A year later, with a new partner, she bought out her ex-boyfriend who moved back into the Forest Gate house until its sale in 1988 for pounds 75,000. "It was bizarre, but he needed somewhere to go so he went back." Candy used pounds 40,000 of her profits to start her own company and in 1990, after having a daughter, "exchanged homes" with work colleagues: selling them her flat for pounds 75,000 and buying their three-bedroom maisonette in Camden for pounds 115,000.

In 1991, disaster struck. BCCI, where Candy banked, went bankrupt and with it her company, investment and entire savings. "We saw it on the news and immediately went to our branch to find it closed. They took all our money." Nine months after buying they had to sell their Camden flat to the first person who made an offer for pounds 124,000 to avoid repossession - despite their son's birth two weeks before completion.
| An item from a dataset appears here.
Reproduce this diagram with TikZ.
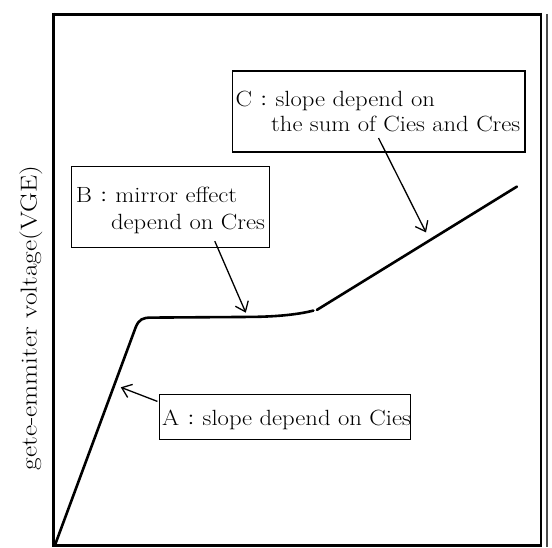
\documentclass[tikz,border=0pt]{standalone}
\usepackage{fontspec}
\newfontfamily\cjk{Noto Sans CJK JP}
\usetikzlibrary{arrows.meta}
\newcommand{\fwc}{\makebox[0.95em][c]{\cjk\fontsize{15}{15}\selectfont ：}}
\newcommand{\wtext}[1]{\scalebox{1.12}[1]{#1}}
\tikzset{
  txt/.style={anchor=base west, inner sep=0pt, font=\fontsize{22}{24}\selectfont},
  curve/.style={line width=2.6pt, line cap=round},
  pointer/.style={line width=1.3pt, -{Straight Barb[length=9pt,width=14pt,line width=1.3pt]}},
}
\begin{document}
\begin{tikzpicture}[x=1pt,y=-1pt]
\useasboundingbox (0,0) rectangle (552,547);
% frame
\draw[line width=3pt] (53,14) -- (541.5,14);
\draw[line width=3.5pt] (53.5,12.5) -- (53.5,546);
\draw[line width=3pt] (52,545.5) -- (541.5,545.5);
\draw[line width=2.5pt] (541,12.5) -- (541,547);
\draw[line width=1.2pt, black!70] (547,14) -- (547,547);
% boxes
\draw[line width=1.3pt] (71.8,166.5) rectangle (269.7,247.5);
\draw[line width=1.3pt] (232.7,71.1) rectangle (525,152.1);
\draw[line width=1.3pt] (159.5,394.4) rectangle (410.2,439.4);
\coordinate (bA) at (157.4,401.4);
\coordinate (bB) at (214.8,241.2);
\coordinate (bC) at (378.5,138);
% texts
\node[txt] (tB1) at (75.7,202) {\wtext{B\fwc mirror effect}};
\node[txt] (tB2) at (110.9,229) {\wtext{depend on Cres}};
\node[txt] (tC1) at (235.5,106) {\wtext{C\fwc slope depend on}};
\node[txt] (tC2) at (271,131) {\wtext{the sum of Cies and Cres}};
\node[txt] (tA) at (162,425) {\wtext{A\fwc slope depend on Cies}};
\node[rotate=90, inner sep=0pt, font=\fontsize{23}{26}\selectfont] (ylab) at (31,318) {\scalebox{1.19}[1]{gete-emmiter voltage(VGE)}};
% curve
\coordinate (p0) at (55,545);
\coordinate (p1) at (135.6,327.5);
\coordinate (p2) at (151.4,317.6);
\coordinate (p3) at (251.8,316.9);
\coordinate (p4) at (313.4,310.6);
\coordinate (p5) at (316.9,309.9);
\coordinate (p6) at (516.9,186.6);
\draw[curve] (p0) -- (p1) .. controls (139,319) and (143,317.6) .. (p2) -- (p3) .. controls (280,316.6) and (300,314) .. (p4);
\draw[curve] (p5) -- (p6);
% pointers
\coordinate (tipA) at (120.8,387.3);
\coordinate (tipB) at (245.8,312.7);
\coordinate (tipC) at (426,232.4);
\draw[pointer] (bA) -- (tipA);
\draw[pointer] (bB) -- (tipB);
\draw[pointer] (bC) -- (tipC);
\end{tikzpicture}
\end{document}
They stayed with family until Candy found a job and somewhere to live. "I drove down the A1 and bought the first place I saw that was cheap enough." For pounds 75,000, she got three bedrooms in Barnet, but the move to suburbia was hard: "I missed London and it took a long time to acclimatise."
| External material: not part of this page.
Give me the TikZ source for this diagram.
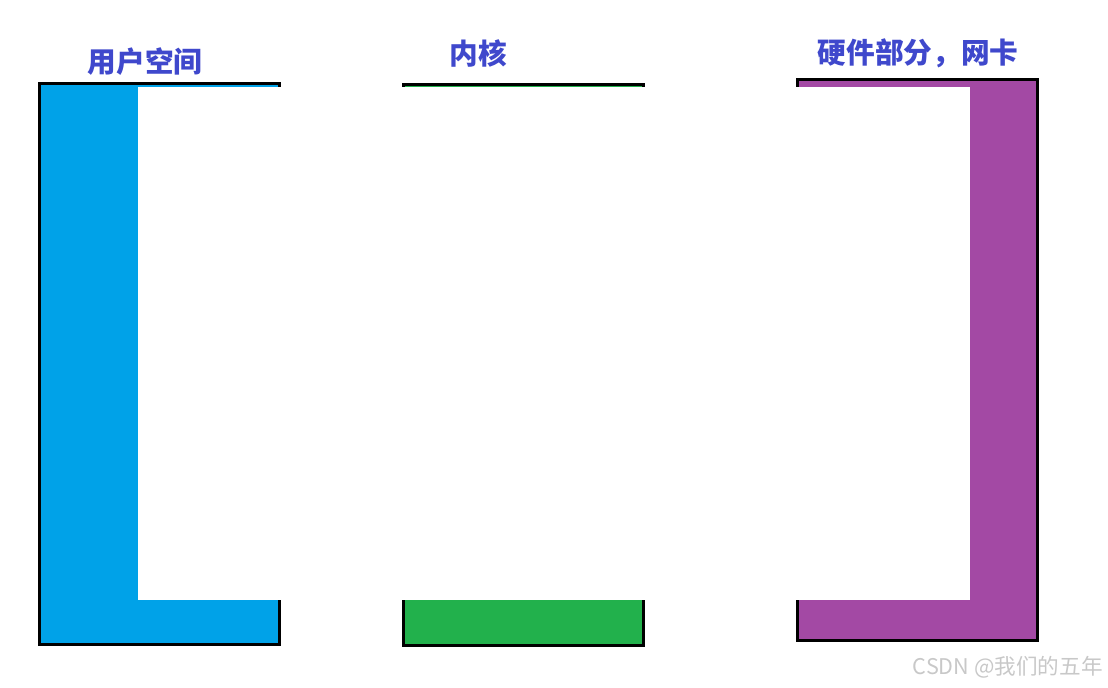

An idyllic holiday in Norfolk inspired the purchase of a weekend retreat - "Shangri-La", an unmodernised, 400-year-old thatched cottage with a quarter of an acre, bought at auction for pounds 35,000. "It was to cheer myself up after finding I'd get nothing back from the BCCI scandal. It was symbolic as it was exactly the amount I'd lost - what you'd call divine justice."

They lived in Barnet for six years, spending their holidays in Norfolk, but the threats of an ex-client of Candy's social worker partner drove them out: "It was a nightmare. He fire-bombed our car and tried to burn down our flat." They sold in 1997 for pounds 85,000 and got pounds 6,000 from Social Services to help move. It was a low point: "We were disillusioned with London life, property and jobs, and I'd just suffered my third redundancy in three years."

Their holiday home became permanent: "It was just what I needed - recuperation and a little bit of peace." Candy recently had another baby and this year paid pounds 65,000 for a granary store "sitting abreast a broad with four bedrooms, potential and plenty of boating" to rent out. She has no regrets about her moves and loves "Shangri-La", but the grand plan is to eventually sell both homes and buy somewhere with land to restore or build herself. She describes her story as "many moves and redundancies, three children and still hankering after a barn to convert".

Those moves in brief

1983 Bought Forest Gate house for pounds 20,000, sold in 1988 for pounds 75,000.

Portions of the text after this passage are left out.